Frank’s 1948 novel, An Affair of State, also seems suddenly relevant, as it deals with the resistance in Hungary to a Soviet takeover. But his biggest selling and most famous novel was his last, 1959’s Alas, Babylon, one of the first great apocalyptic novels of the atomic age. Unlike Nevil Shute’s On The Beach (which preceded it by two years), Peter Bryant’s Red Alert (published in 1958), and Eugene Burdick and Harvey Wheeler’s Fail-Safe (published in 1962), Alas, Babylon was never given the big-screen treatment, and so, though highly influential, probably isn’t as well-known as it should be (Red Alert, by the way, was published first in England as Two Hours to Doom and was the source of Stanley Kubrick’s loose film adaptation, Dr. Strangelove).

Nevertheless, Alas, Babylon has remained steadily in print for more than 60 years. David Pringle included it in his survey of the best science fiction novels published between 1949 and 1984, an honor he denied On The Beach, Red Alert, and Fail-Safe (though not Walter M. Miller Jr.’s A Canticle for Leibowitz, a post-apocalyptic masterpiece published the same year as Alas, Babylon). Journalist Harry Kane revealed that John Lennon devoured Frank’s novel in one night, and it had a profound effect on his anti-war stance. The book also appears to have influenced Stephen King’s 1978 epic, The Stand, and David Brin’s 1982 novel The Postman.
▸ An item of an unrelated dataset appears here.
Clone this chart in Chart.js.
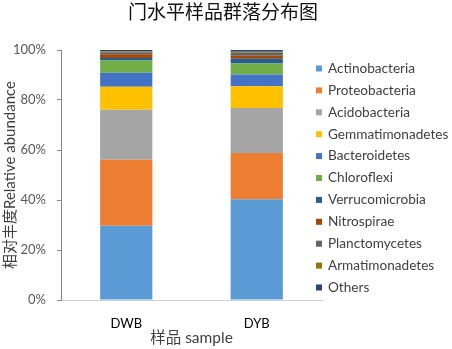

With Vladimir Putin having recently put Russia’s nuclear-deterrent forces on high alert, Alas, Babylon might suddenly find itself with a whole new generation of frightened readers.
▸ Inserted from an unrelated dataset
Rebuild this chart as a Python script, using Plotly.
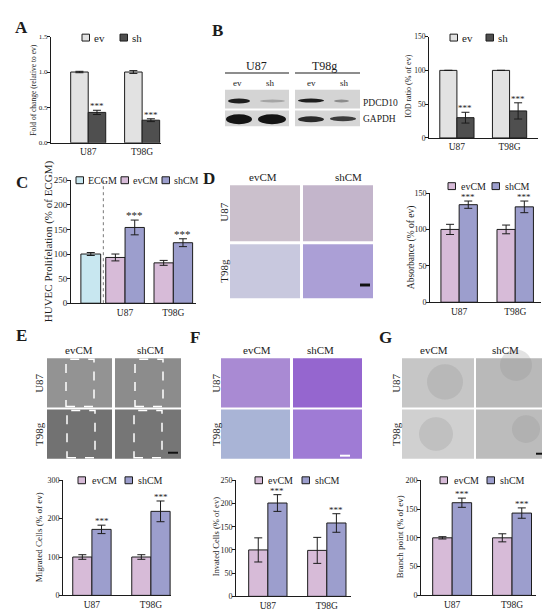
import plotly.graph_objects as go

W, H = 550, 615
SERIF = "Liberation Serif, Times New Roman, serif"
INK = "#1c1c1c"

EV_GREY = "#e2e2e2"
SH_GREY = "#4f4f4f"
ECGM_COL = "#c8e7f0"
EVCM_COL = "#d7bbd8"
SHCM_COL = "#9c9ecd"

# ---- data ----
cell_lines = ["U87", "T98G"]

# A: PDCD10 mRNA, fold of change relative to ev
a_ev = [1.0, 1.0]
a_ev_err = [0.01, 0.02]
a_sh = [0.43, 0.32]
a_sh_err = [0.03, 0.02]

# B: western blot IOD ratio (% of ev)
b_ev = [100, 100]
b_ev_err = [0, 0]
b_sh = [30, 40]
b_sh_err = [8, 12]

# C: HUVEC proliferation (% of ECGM)
c_ecgm = [100]
c_ecgm_err = [3]
c_ev = [93, 82]
c_ev_err = [7, 5]
c_sh = [154, 123]
c_sh_err = [15, 8]

# D: absorbance (% of ev)
d_ev = [100, 100]
d_ev_err = [7, 6]
d_sh = [134, 131]
d_sh_err = [5, 8]

# E: migrated cells (% of ev)
e_ev = [100, 100]
e_ev_err = [6, 6]
e_sh = [172, 219]
e_sh_err = [11, 27]

# F: invaded cells (% of ev)
f_ev = [100, 99]
f_ev_err = [26, 28]
f_sh = [201, 158]
f_sh_err = [18, 20]

# G: branch points (% of ev)
g_ev = [100, 100]
g_ev_err = [2, 7]
g_sh = [161, 143]
g_sh_err = [8, 9]

BARGAP = 0.35


def xp(v):
    return v / W


def yp(v):
    return 1 - v / H


def ax(n):
    return "" if n == 1 else str(n)


fig = go.Figure()
annotations = []
shapes = []


def txt(x, y, text, size, angle=0, bold=False, xanchor="center", color=INK):
    annotations.append(dict(
        x=xp(x), y=yp(y), xref="paper", yref="paper", text=f"<b>{text}</b>" if bold else text,
        showarrow=False, textangle=angle, xanchor=xanchor, yanchor="middle",
        font=dict(family=SERIF, size=size, color=color),
    ))


def rect(x0, y0, x1, y1, fill, line=None, kind="rect", opacity=1):
    shapes.append(dict(
        type=kind, xref="paper", yref="paper",
        x0=xp(x0), x1=xp(x1), y0=yp(y1), y1=yp(y0),
        fillcolor=fill, opacity=opacity,
        line=dict(color=line or fill, width=1 if line else 0),
        layer="above",
    ))


def setup_axes(n, xdom, ydom, xr, yr, dtick, fmt, cats, tick_size=8):
    fig.layout[f"xaxis{ax(n)}"] = dict(
        domain=[xp(xdom[0]), xp(xdom[1])], range=list(xr), anchor=f"y{ax(n)}",
        type="category", categoryorder="array", categoryarray=cats,
        showline=True, linecolor=INK, linewidth=1, ticks="", showgrid=False,
        zeroline=False, tickfont=dict(family=SERIF, size=9.5, color=INK),
    )
    fig.layout[f"yaxis{ax(n)}"] = dict(
        domain=[yp(ydom[1]), yp(ydom[0])], range=list(yr), anchor=f"x{ax(n)}",
        dtick=dtick, tickformat=fmt, showline=True, linecolor=INK, linewidth=1,
        ticks="outside", ticklen=3, tickwidth=1, tickcolor=INK, showgrid=False,
        zeroline=False, ticklabelstandoff=-2,
        tickfont=dict(family=SERIF, size=tick_size, color=INK),
    )


def err(arr):
    return dict(type="data", array=arr, color=INK, thickness=1, width=4)


def bar(n, x, y, e, color, **kw):
    fig.add_trace(go.Bar(
        x=x, y=y, error_y=err(e), xaxis=f"x{ax(n)}", yaxis=f"y{ax(n)}",
        marker=dict(color=color, line=dict(color=INK, width=1)),
        showlegend=False, hoverinfo="skip", **kw,
    ))


def stars(n, values, errors, shift, size=9):
    for i, (v, e) in enumerate(zip(values, errors)):
        annotations.append(dict(
            x=i + shift, y=v + e, xref=f"x{ax(n)}", yref=f"y{ax(n)}", text="***",
            showarrow=False, yanchor="bottom", yshift=-3,
            font=dict(family=SERIF, size=size, color=INK),
        ))


def legend(items, yc, size=10):
    for bx, tx, label, color in items:
        rect(bx, yc - 3.5, bx + 7.5, yc + 3.5, color, line=INK)
        txt(tx, yc, label, size, xanchor="left")


def pair_panel(n, ev, ev_e, sh, sh_e, c1, c2):
    bar(n, cell_lines, ev, ev_e, c1)
    bar(n, cell_lines, sh, sh_e, c2)
    stars(n, sh, sh_e, (1 - BARGAP) / 4)


# ---------------- A ----------------
setup_axes(1, (43, 153), (24, 132), (-0.69, 1.35), (0, 1.5), 0.5, ".1f", cell_lines, 7)
pair_panel(1, a_ev, a_ev_err, a_sh, a_sh_err, EV_GREY, SH_GREY)
legend([(74, 84, "ev", EV_GREY), (112, 122, "sh", SH_GREY)], 25, 11)
txt(26, 78, "Fold of change (relative to ev)", 7.5, angle=-90)
txt(13, 15, "A", 17, bold=True)

# ---------------- B ----------------
setup_axes(2, (421, 530), (24, 127), (-0.53, 1.54), (0, 150), 50, None, cell_lines, 7.5)
pair_panel(2, b_ev, b_ev_err, b_sh, b_sh_err, EV_GREY, SH_GREY)
legend([(442, 452, "ev", EV_GREY), (478, 488, "sh", SH_GREY)], 25, 11)
txt(401, 75, "IOD ratio (% of ev)", 8, angle=-90)
txt(209, 18, "B", 17, bold=True)

# western blot
for bx0, bx1 in [(217, 281), (287, 352)]:
    rect(bx0, 78, bx1, 97, "#d4d4d4")
    rect(bx0, 99, bx1, 115, "#d6d6d6")
    shapes.append(dict(type="line", xref="paper", yref="paper", x0=xp(bx0), x1=xp(bx1),
                       y0=yp(61), y1=yp(61), line=dict(color=INK, width=1.2)))
bands = [
    (220, 87, 242, 92, "#1e1e1e"), (252, 88, 277, 91, "#a5a5a5"),
    (218, 103, 244, 113, "#141414"), (250, 103, 278, 113, "#141414"),
    (290, 87, 316, 91, "#1e1e1e"), (326, 88, 341, 91, "#8c8c8c"),
    (290, 105, 316, 111, "#2a2a2a"), (322, 105, 348, 110, "#3c3c3c"),
]
for x0, y0, x1, y1, c in bands:
    rect(x0, y0, x1, y1, c, kind="circle")
txt(249, 54, "U87", 12)
txt(316, 54, "T98g", 12)
for x, lab in [(230, "ev"), (262, "sh"), (303, "ev"), (336, "sh")]:
    txt(x, 71, lab, 9)
txt(353, 91, "PDCD10", 9.5, xanchor="left")
txt(353, 108, "GAPDH", 9.5, xanchor="left")

# ---------------- C ----------------
c_cats = [" ", "U87", "T98G"]
setup_axes(3, (63, 188), (170, 295), (-0.12, 2.47), (0, 250), 50, None, c_cats, 9)
bar(3, [" "], c_ecgm, c_ecgm_err, ECGM_COL, offset=0.085, width=0.41)
bar(3, cell_lines, c_ev, c_ev_err, EVCM_COL, offset=-0.4, width=0.4)
bar(3, cell_lines, c_sh, c_sh_err, SHCM_COL, offset=0.0, width=0.4)
for i, (v, e) in enumerate(zip(c_sh, c_sh_err)):
    annotations.append(dict(
        x=i + 1.2, y=v + e, xref="x3", yref="y3", text="***", showarrow=False,
        yanchor="bottom", yshift=-3, font=dict(family=SERIF, size=11, color=INK),
    ))
shapes.append(dict(type="line", xref="x3", yref="y3", x0=0.55, x1=0.55, y0=0, y1=250,
                   line=dict(color="#777777", width=1, dash="dot")))
legend([(68, 78, "ECGM", ECGM_COL), (113, 123, "evCM", EVCM_COL),
        (154, 164, "shCM", SHCM_COL)], 170, 10)
txt(40, 232, "HUVEC Prolifelation (% of ECGM)", 11, angle=-90)
txt(14, 172, "C", 17, bold=True)

# ---------------- D ----------------
setup_axes(4, (422, 533), (183, 294), (-0.52, 1.46), (0, 150), 50, None, cell_lines, 8)
pair_panel(4, d_ev, d_ev_err, d_sh, d_sh_err, EVCM_COL, SHCM_COL)
legend([(440, 451, "evCM", EVCM_COL), (484, 495, "shCM", SHCM_COL)], 176, 10)
txt(403, 238, "Absorbance (% of ev)", 9.5, angle=-90)
txt(201, 168, "D", 17, bold=True)

rect(222, 175, 292, 232, "#cbc0cc")
rect(295, 175, 365, 232, "#c3b5cb")
rect(222, 235, 292, 290, "#c8c8de")
rect(295, 235, 365, 290, "#ab9fd6")
rect(352, 275, 362, 278, "#111111")
txt(255, 167, "evCM", 11)
txt(340, 167, "shCM", 11)
txt(216, 203, "U87", 11, angle=-90)
txt(216, 262, "T98g", 11, angle=-90)

# ---------------- E ----------------
setup_axes(5, (55, 163), (475, 592), (-0.49, 1.34), (0, 300), 100, None, cell_lines, 8)
pair_panel(5, e_ev, e_ev_err, e_sh, e_sh_err, EVCM_COL, SHCM_COL)
legend([(70, 82, "evCM", EVCM_COL), (117, 128, "shCM", SHCM_COL)], 475, 10)
txt(31, 533, "Migrated Cells (% of ev)", 9, angle=-90)
txt(13, 328, "E", 17, bold=True)

rect(39, 351, 104, 401, "#939393")
rect(107, 351, 173, 401, "#8c8c8c")
rect(39, 403, 104, 453, "#727272")
rect(107, 403, 173, 453, "#767676")
for x0, y0, x1, y1 in [(58, 351, 86, 401), (127, 351, 155, 401),
                       (59, 403, 87, 453), (126, 403, 154, 453)]:
    shapes.append(dict(type="rect", xref="paper", yref="paper", x0=xp(x0), x1=xp(x1),
                       y0=yp(y1 - 1), y1=yp(y0 + 1),
                       line=dict(color="white", width=1.5, dash="dash"), layer="above"))
rect(160, 446, 170, 448, "#111111")
txt(71, 343, "evCM", 11)
txt(142, 343, "shCM", 11)
txt(31, 377, "U87", 11, angle=-90)
txt(31, 428, "T98g", 11, angle=-90)

# ---------------- F ----------------
setup_axes(6, (228, 343), (475, 593), (-0.54, 1.41), (0, 250), 50, None, cell_lines, 8)
pair_panel(6, f_ev, f_ev_err, f_sh, f_sh_err, EVCM_COL, SHCM_COL)
legend([(247, 258, "evCM", EVCM_COL), (294, 305, "shCM", SHCM_COL)], 475, 10)
txt(208, 533, "Invated Cells (% of ev)", 8.5, angle=-90)
txt(187, 330, "F", 17, bold=True)

rect(213, 351, 282, 401, "#a98ad3")
rect(285, 351, 354, 401, "#9566cf")
rect(213, 403, 282, 453, "#a9b4d6")
rect(285, 403, 354, 453, "#9f7bd5")
rect(332, 449, 342, 451, "#ffffff")
txt(249, 343, "evCM", 11)
txt(312, 343, "shCM", 11)
txt(208, 377, "U87", 11, angle=-90)
txt(208, 428, "T98g", 11, angle=-90)

# ---------------- G ----------------
setup_axes(7, (413, 528), (475, 592), (-0.52, 1.40), (0, 200), 50, None, cell_lines, 8)
pair_panel(7, g_ev, g_ev_err, g_sh, g_sh_err, EVCM_COL, SHCM_COL)
legend([(432, 444, "evCM", EVCM_COL), (479, 490, "shCM", SHCM_COL)], 475, 10)
txt(392, 533, "Branch point (% of ev)", 9, angle=-90)
txt(377, 330, "G", 17, bold=True)

rect(394, 351, 466, 401, "#c6c6c6")
rect(468, 351, 540, 401, "#b9b9b9")
rect(394, 403, 466, 453, "#d0d0d0")
rect(468, 403, 540, 453, "#bcbcbc")
for cx, cy, r in [(437, 375, 18), (508, 358, 16), (428, 428, 17), (518, 423, 14)]:
    rect(cx - r, cy - r, cx + r, cy + r, "#8f8f8f", kind="circle", opacity=0.25)
rect(528, 447, 538, 449, "#111111")
txt(426, 343, "evCM", 11)
txt(497, 343, "shCM", 11)
txt(388, 377, "U87", 11, angle=-90)
txt(388, 428, "T98g", 11, angle=-90)

fig.update_layout(
    width=W, height=H, margin=dict(l=0, r=0, t=0, b=0),
    paper_bgcolor="white", plot_bgcolor="white",
    barmode="group", bargap=BARGAP, bargroupgap=0,
    showlegend=False, annotations=annotations, shapes=shapes,
    font=dict(family=SERIF, color=INK),
)

fig.write_html("out.html")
Frank’s last book was a nonfiction work, published in 1962, called How to Survive the H-Bomb, And Why. Like a lot of Americans of his generation (he was born in 1908), he found himself obsessed with nuclear annihilation after World War II. And, like a lot of Americans of my generation (I was born in 1958), I was raised with the anxiety that that obsession created among the young. I was practically weaned on books like Alas, Babylon, Mr. Adam, On The Beach, Fail-Safe, A Canticle For Liebowitz, and the dozens of other nuclear Armageddon books that were published within a few years of my birth.

A lot of people today assume that P.D. James or Alfonso Cuarón invented the tale of how sudden-onset male infertility might someday threaten all human life on Earth. But Pat Frank got there long before they did. He died in 1964 at the age of just 56 (an obituary in Newsweek, published shortly after his death, says that he was born in 1907, not 1908, and that he died at the age of 57). Like everyone else who has fretted about nuclear annihilation since 1946, Frank wasn’t killed by nuclear weapons (he died of acute pancreatitis). Let’s hope that no one ever has to face the fate that Frank wrote so chillingly about and that Boomers like me, who, as schoolchildren, used to practice nuclear attack drills in our classrooms, grew up dreading.